I met Sajad, whose eyes were full of life. He had somehow obtained an electric guitar and had taught himself to play it. His goal was to make it to California and start a band.
I met Sahra, who became the symbol of strength and resilience in my mind. She was a trans girl in a small backward city in Iran who had fought impossible obstacles to exist in an intolerant country like Iran. She had taught herself programming to become independent from her family who wanted to kill her. She, too, was saving to escape Iran.
“These people are me,” I felt. My life became so much richer with them in it. And I found them all through an anonymous Instagram page. Every friend I had in my life, I was able to find because of social media. Either directly, or indirectly.
In a country where society watched gay people thrown off buildings, my friend group was supportive of my sexuality.
We all had incredible and tragic life stories. We were all victims of a totalitarian dictatorship. We lacked basic freedoms. Our future was grim. But we had each other. We encouraged each other to go on and to work for a better future. We promised each other to escape Iran and meet each other under the Brooklyn Bridge one day. It was because of them that I was able to hold onto my values long enough to escape. They cried with me through my tragedies and cheered for me to keep fighting my way to America. I owe them so much, and the fact that I am the only one who successfully escaped Iran is the biggest source of sadness and grief in my life.
Because we didn’t have freedom of speech in Iran, we couldn’t have possibly found each other in the real world. We couldn’t let anyone know that we were compassionate people who didn’t believe in the orthodox radical Islamic ideology. We couldn’t show ourselves to others who also loved this world and didn’t want to see it blown up. We didn’t have any power in Iran. Our voices were taken out of our very throats by tyrants. But social media made speech possible for us.
I think we should take into account the positives when we talk about the social media. All I have heard from Americans is how bad and harmful and evil the social media companies are. I’m here to say that those companies saved my life on more than one occasion. My message is really simple: thank goodness for social media. It gave voice to us the voiceless. It empowered some of the least fortunate people on this Earth to find and help each other. It showed me that good people exist.
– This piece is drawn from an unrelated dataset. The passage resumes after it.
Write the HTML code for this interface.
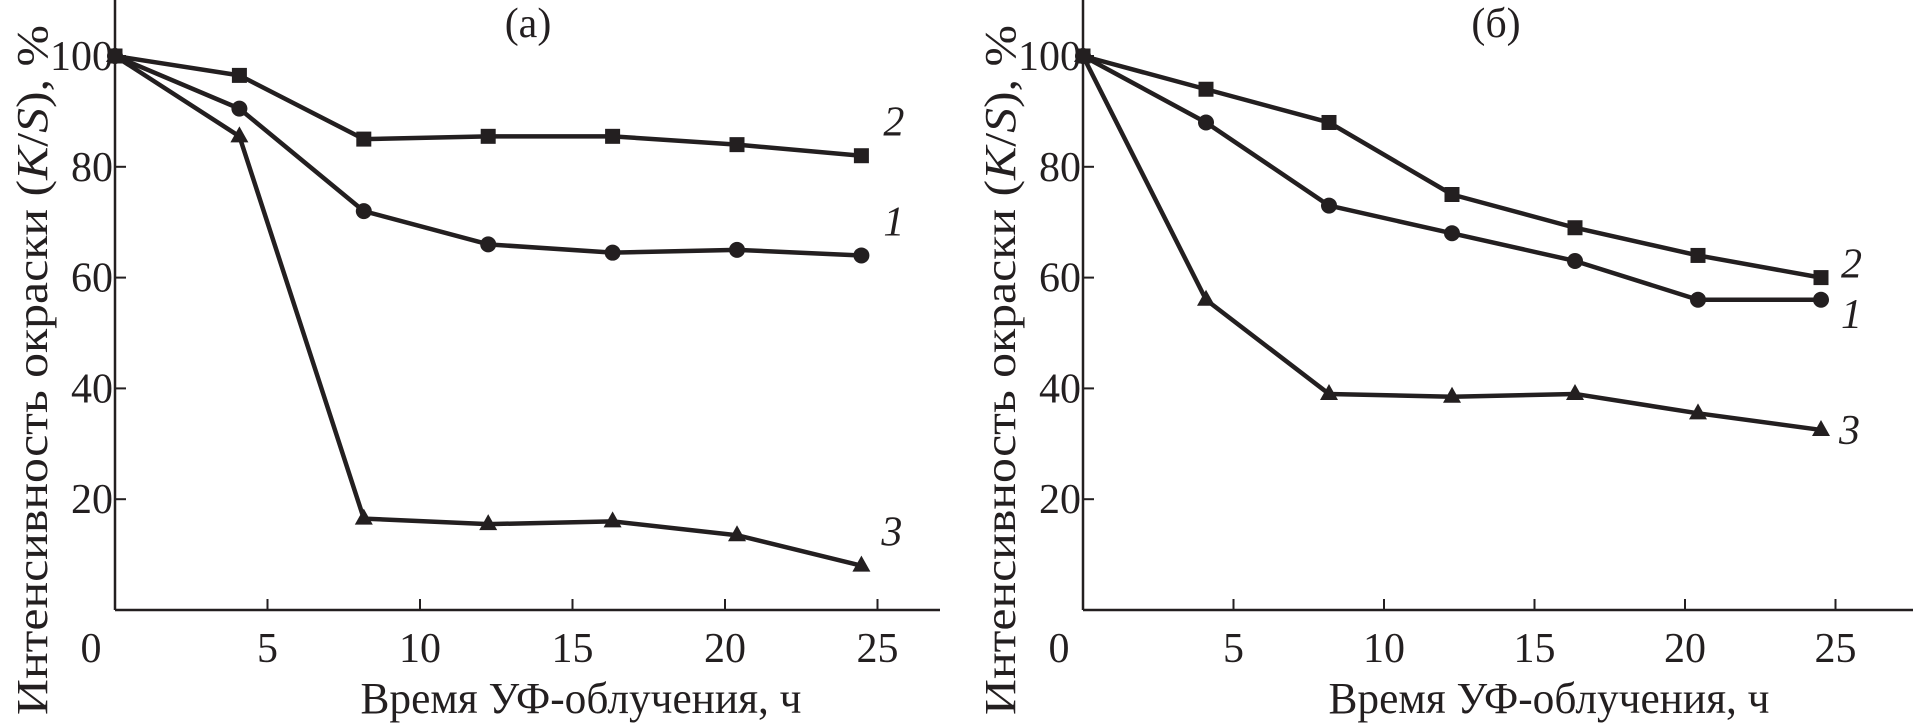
<!DOCTYPE html>
<html><head><meta charset="utf-8"><style>
html,body{margin:0;padding:0;background:#fff;}
svg{display:block;font-family:"Liberation Serif",serif;}
</style></head><body>
<svg id="chart" width="1913" height="727" viewBox="0 0 1913 727" xmlns="http://www.w3.org/2000/svg"></svg>
<script>
const timesHours = [0, 4, 8, 12, 16, 20, 24];
const panelALabels = ["(а)"];
const panelA_series1 = [100, 90.5, 72, 66, 64.5, 65, 64];
const panelA_series2 = [100, 96.5, 85, 85.5, 85.5, 84, 82];
const panelA_series3 = [100, 85.5, 16.5, 15.5, 16, 13.5, 8];
const panelB_series1 = [100, 88, 73, 68, 63, 56, 56];
const panelB_series2 = [100, 94, 88, 75, 69, 64, 60];
const panelB_series3 = [100, 56, 39, 38.5, 39, 35.5, 32.5];
const xTicks = [0, 5, 10, 15, 20, 25];
const yTicks = [20, 40, 60, 80, 100];
const seriesNames = ["1", "2", "3"];

const NS = "http://www.w3.org/2000/svg";
const svg = document.getElementById("chart");
function mk(tag, attrs, parent) {
  const e = document.createElementNS(NS, tag);
  for (const k in attrs) e.setAttribute(k, attrs[k]);
  (parent || svg).appendChild(e);
  return e;
}

function panel(cfg) {
  const g = mk("g", {});
  
  
  const sx = v => cfg.x0 + v * cfg.kx;
  const sy = v => cfg.y0 - v * cfg.ky;
  const ya = mk("line", {x1: cfg.x0, y1: 0, x2: cfg.x0, y2: cfg.y0, stroke: "#231f20", "stroke-width": 2.5}, g);
  
  
  const xa = mk("line", {x1: cfg.x0, y1: cfg.y0, x2: cfg.xEnd, y2: cfg.y0, stroke: "#231f20", "stroke-width": 2.5}, g);
  
  
  xTicks.forEach(t => {
    if (t > 0) mk("line", {x1: cfg.x0 + t * cfg.tickK, y1: cfg.y0, x2: cfg.x0 + t * cfg.tickK, y2: cfg.y0 - 11, stroke: "#231f20", "stroke-width": 2}, g);
    const tx = mk("text", {x: t === 0 ? cfg.x0 - 24 : cfg.x0 + t * cfg.tickK, y: cfg.y0 + 52, "font-size": 42, "text-anchor": "middle", fill: "#231f20"}, g);
    tx.textContent = t;
    
    
  });
  yTicks.forEach(t => {
    mk("line", {x1: cfg.x0, y1: sy(t), x2: cfg.x0 + 11, y2: sy(t), stroke: "#231f20", "stroke-width": 2}, g);
    const tx = mk("text", {x: cfg.x0 - 2, y: sy(t) + 14, "font-size": 42, "text-anchor": "end", fill: "#231f20"}, g);
    tx.textContent = t;
    
    
  });
  const yt = mk("text", {x: 0, y: 0, "font-size": 44, "text-anchor": "middle", fill: "#231f20", textLength: 690, lengthAdjust: "spacingAndGlyphs", transform: `translate(${cfg.x0 - 68},${370}) rotate(-90)`}, g);
  yt.innerHTML = 'Интенсивность окраски (<tspan font-style="italic">K</tspan>/<tspan font-style="italic">S</tspan>), %';
  
  
  const xt = mk("text", {x: cfg.x0 + 466, y: 713, "font-size": 44, "text-anchor": "middle", fill: "#231f20", textLength: 441, lengthAdjust: "spacingAndGlyphs"}, g);
  xt.textContent = "Время УФ-облучения, ч";
  
  
  const tt = mk("text", {x: cfg.x0 + 413, y: 37, "font-size": 42, "text-anchor": "middle", fill: "#231f20"}, g);
  tt.textContent = cfg.title;
  
  

  cfg.series.forEach((vals, i) => {
    const pts = vals.map((v, j) => sx(timesHours[j]) + "," + sy(v)).join(" ");
    const pl = mk("polyline", {points: pts, fill: "none", stroke: "#231f20", "stroke-width": 4.5, "stroke-linejoin": "round"}, g);
    
    
    vals.forEach((v, j) => {
      const cx = sx(timesHours[j]), cy = sy(v);
      let m;
      if (i === 0) m = mk("circle", {cx: cx, cy: cy, r: 8, fill: "#231f20"}, g);
      else if (i === 1) m = mk("rect", {x: cx - 7.5, y: cy - 7.5, width: 15, height: 15, fill: "#231f20"}, g);
      else m = mk("polygon", {points: `${cx},${cy - 10} ${cx - 9},${cy + 6} ${cx + 9},${cy + 6}`, fill: "#231f20"}, g);
      
      
    });
    const last = vals[vals.length - 1];
    const lb = mk("text", {x: sx(24) + cfg.labelDx[i], y: sy(last) + cfg.labelDy[i], "font-size": 42, "font-style": "italic", fill: "#231f20"}, g);
    lb.textContent = seriesNames[i];
    
    
  });
}

panel({name: "panel-a", title: panelALabels[0], x0: 115, xEnd: 940, y0: 610, kx: 31.1, tickK: 30.5, ky: 5.54,
  series: [panelA_series1, panelA_series2, panelA_series3],
  labelDx: [22, 22, 20], labelDy: [-20, -20, -20]});
panel({name: "panel-b", title: "(б)", x0: 1083, xEnd: 1913, y0: 610, kx: 30.75, tickK: 30.1, ky: 5.54,
  series: [panelB_series1, panelB_series2, panelB_series3],
  labelDx: [20, 20, 18], labelDy: [28, 0, 14]});
</script>
</body></html>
Even in a soul-corrupting hell like Iran.
There are many studies about the negative effect of social media on people. But I don’t know of any papers that studied just how many intelligent lonely people were able to find their desperately needed human connection on social media. That could be the difference between a misanthrope and someone who is in touch with humanity and his values. If we are going to discuss the dangers of social media, we owe it to ourselves and others to also discuss the benefits to those who will find the love of their lives because of a connection they made to someone on Instagram.
The same day that I was assaulted, at the end of the school day, in the empty school bathroom, one of my classmates named Rezvan approached me. He had a slim figure and a very tragic face. He looked around to make sure no one was listening. Then he told me: “I agree with what you whispered there, Nikmand. Aghilian is a scum.” He let a moment pass, then the expression on his face changed: “They are all scum. Everything is bullshit. They just lie to us. We are all doomed. So fuck it all, Nikmand. Enjoy this bullshit life you have before it all ends.” He walked away. Some months later, he quit school and became an addict. I didn’t hear from him again. I can only speculate, but I think if he had found friends who he was able to connect to, he wouldn’t have become so pessimistic about life. That could have been me if I hadn’t found my wonderful friends.
Thanks for that sad and wonderful story of "life" in Iran
Your courage and hope in these texts are truly inspiring! I’m glad you found a way to connect with real friends and like minded people even in the darkest moments. Keep going! 🌱💪
And finally, let me say this, you’re a role model for me and so many others.